§ **Provided data**
=======

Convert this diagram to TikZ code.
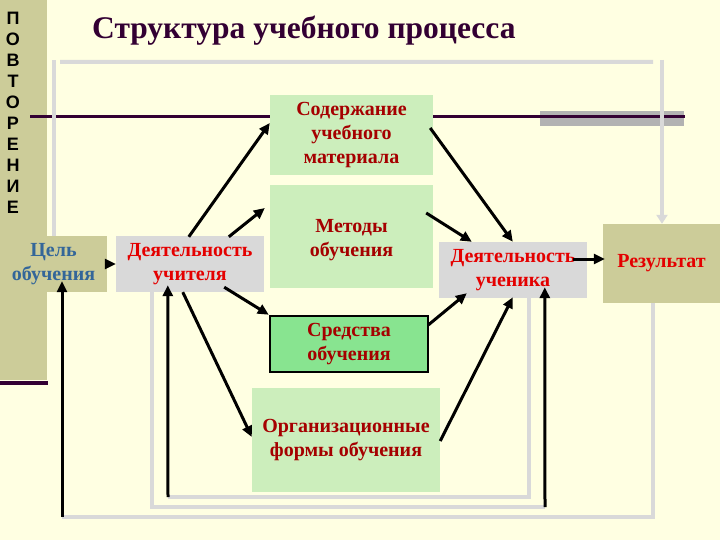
\documentclass[tikz,border=0pt]{standalone}
\usepackage{fontspec}
\setmainfont{Liberation Serif}
\newfontfamily\sansf{Liberation Sans}
\usetikzlibrary{arrows.meta,calc}
\definecolor{bg}{RGB}{255,255,226}
\definecolor{khaki}{RGB}{204,204,153}
\definecolor{boxgray}{RGB}{217,217,217}
\definecolor{lgreen}{RGB}{204,238,188}
\definecolor{mgreen}{RGB}{136,228,144}
\definecolor{ttl}{RGB}{51,0,51}
\definecolor{dred}{RGB}{165,0,0}
\definecolor{bred}{RGB}{228,0,0}
\definecolor{tblue}{RGB}{51,102,153}
\definecolor{lgray}{RGB}{217,217,217}
\definecolor{barg}{RGB}{178,178,178}
\definecolor{purp}{RGB}{51,0,51}
\begin{document}
\begin{tikzpicture}[x=1pt,y=-1pt,
 box/.style={rectangle,inner sep=0pt,align=center,font=\fontsize{20}{24}\selectfont\bfseries},
 arr/.style={line width=3pt,-{Triangle[length=11pt,width=10pt]}},
 gline/.style={line width=4pt,lgray},
 letter/.style={anchor=base,inner sep=0pt,font=\sansf\fontsize{18}{21}\selectfont\bfseries},
]
\fill[bg] (0,0) rectangle (720,540);
\useasboundingbox (0,0) rectangle (720,540);
% left strip
\fill[khaki] (0,0) rectangle (47,380);
\draw[purp,line width=4pt] (0,383) -- (48,383);
\foreach \l [count=\i] in {П,О,В,Т,О,Р,Е,Н,И,Е}
  \node[letter] (rep\i) at (13,{24.5+21*(\i-1)}) {\l};
% title
\node[anchor=base west,inner sep=0pt,text=ttl,font=\fontsize{31.5}{36}\selectfont\bfseries] (title) at (92,39) {Структура учебного процесса};
% decorative bar and line
\fill[barg] (540,111) rectangle (684,126);
\draw[purp,line width=3pt] (30,117) -- (685,117);
% boxes
\node[box,fill=khaki,text=tblue,minimum width=107pt,minimum height=56pt] (cel) at (53.5,264) {Цель\\обучения};
\node[box,fill=boxgray,text=bred,minimum width=148pt,minimum height=56pt] (uch) at (190,264) {Деятельность\\учителя};
\node[box,fill=lgreen,text=dred,minimum width=163pt,minimum height=80pt] (sod) at (351.5,135) {Содержание\\учебного\\материала};
\node[box,fill=lgreen,minimum width=163pt,minimum height=103pt] (met) at (351.5,236.5) {};
\node[box,text=dred] (mettext) at ($(met.center)+(0,3.5)$) {Методы\\обучения};
\node[box,fill=mgreen,text=dred,draw=black,line width=2.5pt,minimum width=158pt,minimum height=56pt] (sred) at (349,344) {Средства\\обучения};
\node[box,fill=lgreen,text=dred,minimum width=188pt,minimum height=104pt] (org) at (346,440) {Организационные\\формы обучения};
\node[box,fill=boxgray,text=bred,minimum width=148pt,minimum height=56pt] (stud) at (513,270) {Деятельность\\ученика};
\node[box,fill=khaki,text=bred,minimum width=117pt,minimum height=79pt] (res) at (661.5,263.5) {Результат};
% feedback coordinates
\coordinate (l1) at (62,517);
\coordinate (l2) at (545,507);
\coordinate (l3) at (168,497);
% gray lines
\draw[gline] (cel.north) -- ++(0,-176);
\draw[gline] ($(cel.north)+(6.5,-174)$) -- (653,62);
\draw[gline,-{Triangle[length=9pt,width=11pt]}] (662,60) -- ($(res.north)+(0.5,0)$);
\draw[gline] ($(res.south)+(-9,0)$) |- (l1);
\draw[gline] ($(uch.south west)+(36,0)$) |- (l2);
\draw[gline] ($(stud.south west)+(90,0)$) |- (l3);
% black arrows
\draw[arr] (cel.east) -- (uch.west);
\draw[arr] ($(uch.north west)+(73,1)$) -- ($(sod.west)+(0,-12)$);
\draw[arr] ($(uch.north west)+(113,1)$) -- ($(met.west)+(-5,-28.5)$);
\draw[arr] ($(uch.south east)+(-40,-5)$) -- (sred.north west);
\draw[arr] ($(uch.south west)+(67,0)$) -- ($(org.west)+(0,-3)$);
\draw[arr] ($(sod.east)+(-3,-7)$) -- ($(stud.north west)+(74,0)$);
\draw[arr] ($(met.east)+(-7,-23.5)$) -- ($(stud.north west)+(33,0)$);
\draw[arr] ($(sred.east)+(-1,-19)$) -- ($(stud.south west)+(28,-5)$);
\draw[arr] ($(org.east)+(0,1)$) -- ($(stud.south west)+(74,-1)$);
\draw[arr] ($(stud.east)+(-14,-11)$) -- ($(res.west)+(2,-4.5)$);
\draw[arr] (l1) -- ($(cel.south)+(8.5,-11)$);
\draw[arr] (l2) -- ($(stud.south west)+(106,-11)$);
\draw[arr] (l3) -- ($(uch.south west)+(52,-7)$);
\end{tikzpicture}
\end{document}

=======

Transcribe the preceding listing in its entirety and with exact wording, leaving out pictures.

Convert this diagram to TikZ code.
\documentclass[tikz,border=0pt]{standalone}
\usepackage{fontspec}
\setmainfont{Liberation Serif}
\newfontfamily\sansf{Liberation Sans}
\usetikzlibrary{arrows.meta,calc}
\definecolor{bg}{RGB}{255,255,226}
\definecolor{khaki}{RGB}{204,204,153}
\definecolor{boxgray}{RGB}{217,217,217}
\definecolor{lgreen}{RGB}{204,238,188}
\definecolor{mgreen}{RGB}{136,228,144}
\definecolor{ttl}{RGB}{51,0,51}
\definecolor{dred}{RGB}{165,0,0}
\definecolor{bred}{RGB}{228,0,0}
\definecolor{tblue}{RGB}{51,102,153}
\definecolor{lgray}{RGB}{217,217,217}
\definecolor{barg}{RGB}{178,178,178}
\definecolor{purp}{RGB}{51,0,51}
\begin{document}
\begin{tikzpicture}[x=1pt,y=-1pt,
 box/.style={rectangle,inner sep=0pt,align=center,font=\fontsize{20}{24}\selectfont\bfseries},
 arr/.style={line width=3pt,-{Triangle[length=11pt,width=10pt]}},
 gline/.style={line width=4pt,lgray},
 letter/.style={anchor=base,inner sep=0pt,font=\sansf\fontsize{18}{21}\selectfont\bfseries},
]
\fill[bg] (0,0) rectangle (720,540);
\useasboundingbox (0,0) rectangle (720,540);
% left strip
\fill[khaki] (0,0) rectangle (47,380);
\draw[purp,line width=4pt] (0,383) -- (48,383);
\foreach \l [count=\i] in {П,О,В,Т,О,Р,Е,Н,И,Е}
  \node[letter] (rep\i) at (13,{24.5+21*(\i-1)}) {\l};
% title
\node[anchor=base west,inner sep=0pt,text=ttl,font=\fontsize{31.5}{36}\selectfont\bfseries] (title) at (92,39) {Структура учебного процесса};
% decorative bar and line
\fill[barg] (540,111) rectangle (684,126);
\draw[purp,line width=3pt] (30,117) -- (685,117);
% boxes
\node[box,fill=khaki,text=tblue,minimum width=107pt,minimum height=56pt] (cel) at (53.5,264) {Цель\\обучения};
\node[box,fill=boxgray,text=bred,minimum width=148pt,minimum height=56pt] (uch) at (190,264) {Деятельность\\учителя};
\node[box,fill=lgreen,text=dred,minimum width=163pt,minimum height=80pt] (sod) at (351.5,135) {Содержание\\учебного\\материала};
\node[box,fill=lgreen,minimum width=163pt,minimum height=103pt] (met) at (351.5,236.5) {};
\node[box,text=dred] (mettext) at ($(met.center)+(0,3.5)$) {Методы\\обучения};
\node[box,fill=mgreen,text=dred,draw=black,line width=2.5pt,minimum width=158pt,minimum height=56pt] (sred) at (349,344) {Средства\\обучения};
\node[box,fill=lgreen,text=dred,minimum width=188pt,minimum height=104pt] (org) at (346,440) {Организационные\\формы обучения};
\node[box,fill=boxgray,text=bred,minimum width=148pt,minimum height=56pt] (stud) at (513,270) {Деятельность\\ученика};
\node[box,fill=khaki,text=bred,minimum width=117pt,minimum height=79pt] (res) at (661.5,263.5) {Результат};
% feedback coordinates
\coordinate (l1) at (62,517);
\coordinate (l2) at (545,507);
\coordinate (l3) at (168,497);
% gray lines
\draw[gline] (cel.north) -- ++(0,-176);
\draw[gline] ($(cel.north)+(6.5,-174)$) -- (653,62);
\draw[gline,-{Triangle[length=9pt,width=11pt]}] (662,60) -- ($(res.north)+(0.5,0)$);
\draw[gline] ($(res.south)+(-9,0)$) |- (l1);
\draw[gline] ($(uch.south west)+(36,0)$) |- (l2);
\draw[gline] ($(stud.south west)+(90,0)$) |- (l3);
% black arrows
\draw[arr] (cel.east) -- (uch.west);
\draw[arr] ($(uch.north west)+(73,1)$) -- ($(sod.west)+(0,-12)$);
\draw[arr] ($(uch.north west)+(113,1)$) -- ($(met.west)+(-5,-28.5)$);
\draw[arr] ($(uch.south east)+(-40,-5)$) -- (sred.north west);
\draw[arr] ($(uch.south west)+(67,0)$) -- ($(org.west)+(0,-3)$);
\draw[arr] ($(sod.east)+(-3,-7)$) -- ($(stud.north west)+(74,0)$);
\draw[arr] ($(met.east)+(-7,-23.5)$) -- ($(stud.north west)+(33,0)$);
\draw[arr] ($(sred.east)+(-1,-19)$) -- ($(stud.south west)+(28,-5)$);
\draw[arr] ($(org.east)+(0,1)$) -- ($(stud.south west)+(74,-1)$);
\draw[arr] ($(stud.east)+(-14,-11)$) -- ($(res.west)+(2,-4.5)$);
\draw[arr] (l1) -- ($(cel.south)+(8.5,-11)$);
\draw[arr] (l2) -- ($(stud.south west)+(106,-11)$);
\draw[arr] (l3) -- ($(uch.south west)+(52,-7)$);
\end{tikzpicture}
\end{document}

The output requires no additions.